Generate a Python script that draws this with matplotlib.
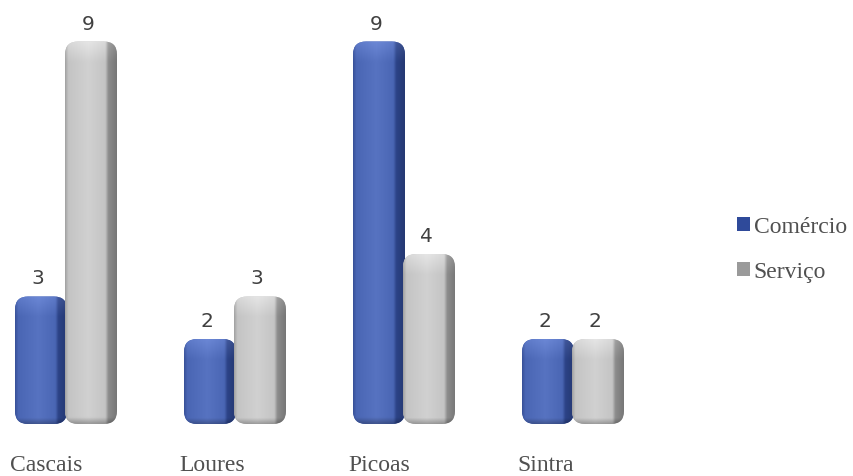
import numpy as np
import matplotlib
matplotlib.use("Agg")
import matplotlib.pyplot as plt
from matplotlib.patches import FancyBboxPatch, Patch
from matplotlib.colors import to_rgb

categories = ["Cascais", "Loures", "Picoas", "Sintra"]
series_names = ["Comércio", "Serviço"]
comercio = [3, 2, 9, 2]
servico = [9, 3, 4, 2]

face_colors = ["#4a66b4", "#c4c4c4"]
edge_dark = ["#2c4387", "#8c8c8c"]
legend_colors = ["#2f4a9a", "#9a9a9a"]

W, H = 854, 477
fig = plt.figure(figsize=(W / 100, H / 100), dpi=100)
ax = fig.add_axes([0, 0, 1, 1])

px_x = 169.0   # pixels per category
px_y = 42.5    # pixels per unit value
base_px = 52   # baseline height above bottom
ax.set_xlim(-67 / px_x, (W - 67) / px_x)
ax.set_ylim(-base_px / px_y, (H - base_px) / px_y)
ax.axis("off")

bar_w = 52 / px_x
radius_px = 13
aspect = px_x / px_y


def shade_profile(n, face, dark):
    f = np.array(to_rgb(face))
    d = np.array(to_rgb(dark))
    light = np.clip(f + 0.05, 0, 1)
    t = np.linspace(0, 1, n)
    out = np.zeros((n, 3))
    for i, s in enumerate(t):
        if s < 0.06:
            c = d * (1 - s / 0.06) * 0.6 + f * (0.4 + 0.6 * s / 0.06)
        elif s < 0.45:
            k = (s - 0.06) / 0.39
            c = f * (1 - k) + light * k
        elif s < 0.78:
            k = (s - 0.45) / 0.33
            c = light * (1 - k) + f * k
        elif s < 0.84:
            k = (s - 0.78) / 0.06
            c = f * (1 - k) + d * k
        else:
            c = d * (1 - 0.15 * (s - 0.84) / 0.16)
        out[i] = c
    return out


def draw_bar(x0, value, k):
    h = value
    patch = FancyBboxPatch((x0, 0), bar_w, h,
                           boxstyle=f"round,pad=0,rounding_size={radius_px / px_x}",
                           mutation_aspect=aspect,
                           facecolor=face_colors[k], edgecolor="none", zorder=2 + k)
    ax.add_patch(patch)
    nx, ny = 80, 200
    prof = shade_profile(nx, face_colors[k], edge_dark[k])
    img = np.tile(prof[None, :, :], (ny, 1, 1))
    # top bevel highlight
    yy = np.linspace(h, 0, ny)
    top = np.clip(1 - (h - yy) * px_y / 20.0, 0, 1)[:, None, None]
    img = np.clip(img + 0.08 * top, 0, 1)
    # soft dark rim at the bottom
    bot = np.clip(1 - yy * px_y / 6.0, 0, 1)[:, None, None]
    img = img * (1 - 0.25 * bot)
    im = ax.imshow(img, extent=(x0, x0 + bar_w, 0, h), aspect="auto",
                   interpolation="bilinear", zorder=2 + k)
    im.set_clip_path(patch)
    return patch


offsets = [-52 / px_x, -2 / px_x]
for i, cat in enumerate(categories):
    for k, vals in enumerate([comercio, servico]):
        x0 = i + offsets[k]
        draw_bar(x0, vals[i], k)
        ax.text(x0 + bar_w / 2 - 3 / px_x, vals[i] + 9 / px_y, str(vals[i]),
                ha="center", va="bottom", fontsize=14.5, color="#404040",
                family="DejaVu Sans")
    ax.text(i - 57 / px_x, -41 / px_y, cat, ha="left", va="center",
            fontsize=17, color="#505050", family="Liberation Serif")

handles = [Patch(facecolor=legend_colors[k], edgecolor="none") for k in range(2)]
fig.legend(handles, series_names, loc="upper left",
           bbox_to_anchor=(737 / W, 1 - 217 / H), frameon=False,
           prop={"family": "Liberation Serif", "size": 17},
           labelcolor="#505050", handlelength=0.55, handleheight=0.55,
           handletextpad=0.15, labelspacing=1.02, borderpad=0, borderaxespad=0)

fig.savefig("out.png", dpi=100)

▸ **TASK DESCRIPTION**: Would you return the data exactly as written, without the pictures?

▸ **TASK ANSWER**:
Generate a Python script that draws this with matplotlib.
import numpy as np
import matplotlib
matplotlib.use("Agg")
import matplotlib.pyplot as plt
from matplotlib.patches import FancyBboxPatch, Patch
from matplotlib.colors import to_rgb

categories = ["Cascais", "Loures", "Picoas", "Sintra"]
series_names = ["Comércio", "Serviço"]
comercio = [3, 2, 9, 2]
servico = [9, 3, 4, 2]

face_colors = ["#4a66b4", "#c4c4c4"]
edge_dark = ["#2c4387", "#8c8c8c"]
legend_colors = ["#2f4a9a", "#9a9a9a"]

W, H = 854, 477
fig = plt.figure(figsize=(W / 100, H / 100), dpi=100)
ax = fig.add_axes([0, 0, 1, 1])

px_x = 169.0   # pixels per category
px_y = 42.5    # pixels per unit value
base_px = 52   # baseline height above bottom
ax.set_xlim(-67 / px_x, (W - 67) / px_x)
ax.set_ylim(-base_px / px_y, (H - base_px) / px_y)
ax.axis("off")

bar_w = 52 / px_x
radius_px = 13
aspect = px_x / px_y


def shade_profile(n, face, dark):
    f = np.array(to_rgb(face))
    d = np.array(to_rgb(dark))
    light = np.clip(f + 0.05, 0, 1)
    t = np.linspace(0, 1, n)
    out = np.zeros((n, 3))
    for i, s in enumerate(t):
        if s < 0.06:
            c = d * (1 - s / 0.06) * 0.6 + f * (0.4 + 0.6 * s / 0.06)
        elif s < 0.45:
            k = (s - 0.06) / 0.39
            c = f * (1 - k) + light * k
        elif s < 0.78:
            k = (s - 0.45) / 0.33
            c = light * (1 - k) + f * k
        elif s < 0.84:
            k = (s - 0.78) / 0.06
            c = f * (1 - k) + d * k
        else:
            c = d * (1 - 0.15 * (s - 0.84) / 0.16)
        out[i] = c
    return out


def draw_bar(x0, value, k):
    h = value
    patch = FancyBboxPatch((x0, 0), bar_w, h,
                           boxstyle=f"round,pad=0,rounding_size={radius_px / px_x}",
                           mutation_aspect=aspect,
                           facecolor=face_colors[k], edgecolor="none", zorder=2 + k)
    ax.add_patch(patch)
    nx, ny = 80, 200
    prof = shade_profile(nx, face_colors[k], edge_dark[k])
    img = np.tile(prof[None, :, :], (ny, 1, 1))
    # top bevel highlight
    yy = np.linspace(h, 0, ny)
    top = np.clip(1 - (h - yy) * px_y / 20.0, 0, 1)[:, None, None]
    img = np.clip(img + 0.08 * top, 0, 1)
    # soft dark rim at the bottom
    bot = np.clip(1 - yy * px_y / 6.0, 0, 1)[:, None, None]
    img = img * (1 - 0.25 * bot)
    im = ax.imshow(img, extent=(x0, x0 + bar_w, 0, h), aspect="auto",
                   interpolation="bilinear", zorder=2 + k)
    im.set_clip_path(patch)
    return patch


offsets = [-52 / px_x, -2 / px_x]
for i, cat in enumerate(categories):
    for k, vals in enumerate([comercio, servico]):
        x0 = i + offsets[k]
        draw_bar(x0, vals[i], k)
        ax.text(x0 + bar_w / 2 - 3 / px_x, vals[i] + 9 / px_y, str(vals[i]),
                ha="center", va="bottom", fontsize=14.5, color="#404040",
                family="DejaVu Sans")
    ax.text(i - 57 / px_x, -41 / px_y, cat, ha="left", va="center",
            fontsize=17, color="#505050", family="Liberation Serif")

handles = [Patch(facecolor=legend_colors[k], edgecolor="none") for k in range(2)]
fig.legend(handles, series_names, loc="upper left",
           bbox_to_anchor=(737 / W, 1 - 217 / H), frameon=False,
           prop={"family": "Liberation Serif", "size": 17},
           labelcolor="#505050", handlelength=0.55, handleheight=0.55,
           handletextpad=0.15, labelspacing=1.02, borderpad=0, borderaxespad=0)

fig.savefig("out.png", dpi=100)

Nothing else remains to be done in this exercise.